Healthcare groups react to Medicare cuts remaining in $1.7T spending bill
Congress approved a $1.7 trillion spending bill that includes Medicare payment cuts despite healthcare stakeholders asking Congress to intervene before the cuts go into effect next year.
The cuts were finalized in the 2023 Physician Fee Schedule published by the Centers for Medicare and Medicaid Services (CMS) in November. The PFS comes at a challenging time for the healthcare industry, which has been consistently strained by the COVID-19 pandemic and is now facing higher costs, inflation and a tight labor market.
The spending bill, which was a wide-ranging piece of legislation to fund the country, partially blocked the planned 4.5% cut to physicians, but the reimbursement cut to doctors will grow over the next two years, The Washington Post reported. Plus, Congress lowered the incentive bonus payment for Medicare payment testing models from 5% to 3.5%. Finally, Congress extended telehealth benefits through 2024. They were originally set to expire five months after the public health emergency (PHE) winds down.

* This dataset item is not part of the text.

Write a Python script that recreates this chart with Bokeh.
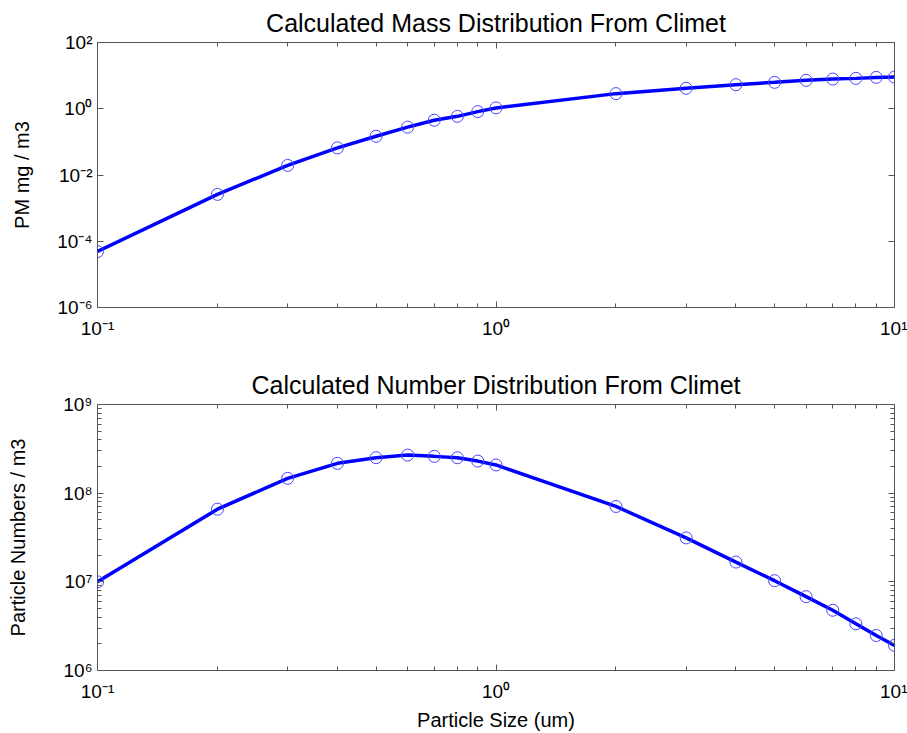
from bokeh.plotting import figure
from bokeh.layouts import column
from bokeh.models import (LogAxis, FixedTicker, CustomJSTickFormatter, Title)
from bokeh.embed import file_html
from bokeh.resources import INLINE

# ---- data ----
particle_size = [0.1, 0.2, 0.3, 0.4, 0.5, 0.6, 0.7, 0.8, 0.9, 1.0,
                 2.0, 3.0, 4.0, 5.0, 6.0, 7.0, 8.0, 9.0, 10.0]
mass_pm = [4.9e-5, 2.6e-3, 1.95e-2, 6.6e-2, 0.148, 0.278, 0.45, 0.59, 0.82, 1.06,
           2.86, 4.14, 5.33, 6.27, 7.2, 7.87, 8.26, 8.85, 9.06]
number_pm = [1.0e7, 6.6e7, 1.47e8, 2.17e8, 2.51e8, 2.69e8, 2.6e8, 2.51e8, 2.30e8, 2.08e8,
             7.08e7, 3.13e7, 1.67e7, 1.03e7, 6.8e6, 4.78e6, 3.36e6, 2.48e6, 1.92e6]

x_ticks = [0.1, 1.0, 10.0]
x_tick_labels = ["10\u207b\u00b9", "10\u2070", "10\u00b9"]
x_minor = [0.2, 0.3, 0.4, 0.5, 0.6, 0.7, 0.8, 0.9, 2, 3, 4, 5, 6, 7, 8, 9]

mass_ticks = [1e-6, 1e-4, 1e-2, 1e0, 1e2]
mass_tick_labels = ["10\u207b\u2076", "10\u207b\u2074", "10\u207b\u00b2", "10\u2070", "10\u00b2"]

num_ticks = [1e6, 1e7, 1e8, 1e9]
num_tick_labels = ["10\u2076", "10\u2077", "10\u2078", "10\u2079"]
num_minor = [m * 10 ** e for e in (6, 7, 8) for m in range(2, 10)]

titles = ["Calculated Mass Distribution From Climet",
          "Calculated Number Distribution From Climet"]
ylabels = ["PM mg / m3", "Particle Numbers / m3"]
xlabel = "Particle Size (um)"

FONT = "Liberation Sans"
FRAME = "#555555"


def fmt(tvals, tlabels):
    return CustomJSTickFormatter(args=dict(tvals=tvals, tlabels=tlabels), code="""
        for (let i = 0; i < tvals.length; i++) {
            if (Math.abs(Math.log10(tvals[i]) - Math.log10(tick)) < 1e-6) return tlabels[i];
        }
        return " ";
    """)


def blank_fmt():
    return CustomJSTickFormatter(code='return " ";')


def style_axis(ax, show_labels, standoff=6):
    ax.axis_line_color = None
    ax.major_tick_in = 6
    ax.major_tick_out = 0
    ax.minor_tick_in = 4
    ax.minor_tick_out = 0
    ax.major_tick_line_color = FRAME
    ax.minor_tick_line_color = FRAME
    ax.major_label_text_font = FONT
    ax.major_label_text_color = "black"
    if show_labels:
        ax.major_label_text_font_size = "19px"
        ax.major_label_standoff = standoff
    else:
        ax.major_label_text_font_size = "1px"
        ax.major_label_text_alpha = 0
        ax.major_label_standoff = 0


def label_style(ax, text, standoff):
    ax.axis_label = text
    ax.axis_label_text_font = FONT
    ax.axis_label_text_font_size = "20px"
    ax.axis_label_text_font_style = "normal"
    ax.axis_label_text_color = "black"
    ax.axis_label_standoff = standoff


def make_plot(y, yrange, yticks, ylabels_, yminor, title, ylabel, ylabel_standoff,
              height, border_top, border_bottom, show_xlabel):
    p = figure(width=907, height=height, x_axis_type="log", y_axis_type="log",
               x_range=(0.1, 10), y_range=yrange,
               output_backend="svg", toolbar_location=None,
               min_border_left=97, min_border_right=13,
               min_border_top=border_top, min_border_bottom=border_bottom)
    p.title = Title(text=title, align="center", text_font=FONT,
                    text_font_size="25px", text_font_style="normal",
                    text_color="black", standoff=12)
    p.outline_line_color = FRAME
    p.outline_line_width = 1
    p.grid.visible = False
    p.background_fill_color = "white"
    p.border_fill_color = "white"

    xt = FixedTicker(ticks=x_ticks, minor_ticks=x_minor)
    yt = FixedTicker(ticks=yticks, minor_ticks=yminor)

    p.xaxis.ticker = xt
    p.xaxis.formatter = fmt(x_ticks, x_tick_labels)
    p.yaxis.ticker = yt
    p.yaxis.formatter = fmt(yticks, ylabels_)
    for ax in p.xaxis:
        style_axis(ax, True, standoff=10)
    for ax in p.yaxis:
        style_axis(ax, True, standoff=5)
        label_style(ax, ylabel, ylabel_standoff)
    if show_xlabel:
        for ax in p.xaxis:
            label_style(ax, xlabel, 4)

    top = LogAxis(ticker=xt, formatter=blank_fmt())
    style_axis(top, False)
    right = LogAxis(ticker=yt, formatter=blank_fmt())
    style_axis(right, False)
    p.add_layout(top, "above")
    p.add_layout(right, "right")

    p.line(particle_size, y, line_color="#0000ff", line_width=3.5)
    p.scatter(particle_size, y, marker="circle", size=12, fill_color=None,
              line_color="#4646ff", line_width=1)
    return p


p1 = make_plot(mass_pm, (1e-6, 1e2), mass_ticks, mass_tick_labels, [],
               titles[0], ylabels[0], 21, 360, 41, 53, False)
p2 = make_plot(number_pm, (1e6, 1e9), num_ticks, num_tick_labels, num_minor,
               titles[1], ylabels[1], 31, 373, 44, 61, True)

layout = column(p1, p2, spacing=0)
open("out.html", "w").write(file_html(layout, INLINE))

Some healthcare industry groups were disappointed in the final move.
“The [American Medical Association] is extremely disappointed and dismayed that Congress failed to prevent Medicare cuts next year, threatening the financial viability of physician practices and endangering access to care for Medicare beneficiaries,” AMA CEO Jack Resneck said in a statement. “This 2% cut following two decades of flat payment rates will have consequences on healthcare access for older Americans.”
However, despite the AMA’s response, the American Hospital Association (AHA) applauded Congress for many of its actions.
“Specifically, we are pleased that this bill prevents significant four percent Medicare PAYGO cuts to providers, extends two key programs for two years that help rural hospitals keep their doors open, and extends for two years critical waivers for telehealth and hospital-at-home programs that have led to improvements in care and made medical treatment more convenient and accessible for patients,” Rick Pollack, CEO and president of AHA, said in a statement. “Additionally, we appreciate Congress giving partial relief to physicians by rolling back Medicare payment cuts and including important provisions to improve the nation’s preparedness for the next pandemic, train the next generation of caregivers, bolster behavioral healthcare providers and expand access to behavioral health services.”
Congress also addressed Medicaid eligibility changes set to take effect after the PHE ends. The Biden administration expanded Medicaid eligibility during the COVID-19 pandemic, and a whopping 18 million are estimated to lose their eligibility at the end of the PHE.
According to the AHA, the spending bill will help states “prepare for changes in Medicaid eligibility due to the end of the Public Health Emergency could help them transition those individuals to other forms of health coverage.”
Unlike AHA, the Medical Group Management Association (MGMA), was also disappointed in the final spending bill and its healthcare provisions, calling the forthcoming spending cuts “short-sighted.”
“MGMA is deeply dismayed by the failure of Congress to adequately address the full 4.5% cut to the Medicare conversion factor set to take effect on Jan. 1,” said Anders Gilberg, senior vice president of government affairs at MGMA. “It is unconscionable that while every other provider category in the Medicare program is receiving a positive 2023 inflation update, physician rates will be cut. Medical practices are in no way immune to the impact of the broader economy, and have been suffering from significant staffing shortages, wage inflation, and drastic cost increases across the board. Any cut to the Medicare conversion factor is simply untenable in this environment."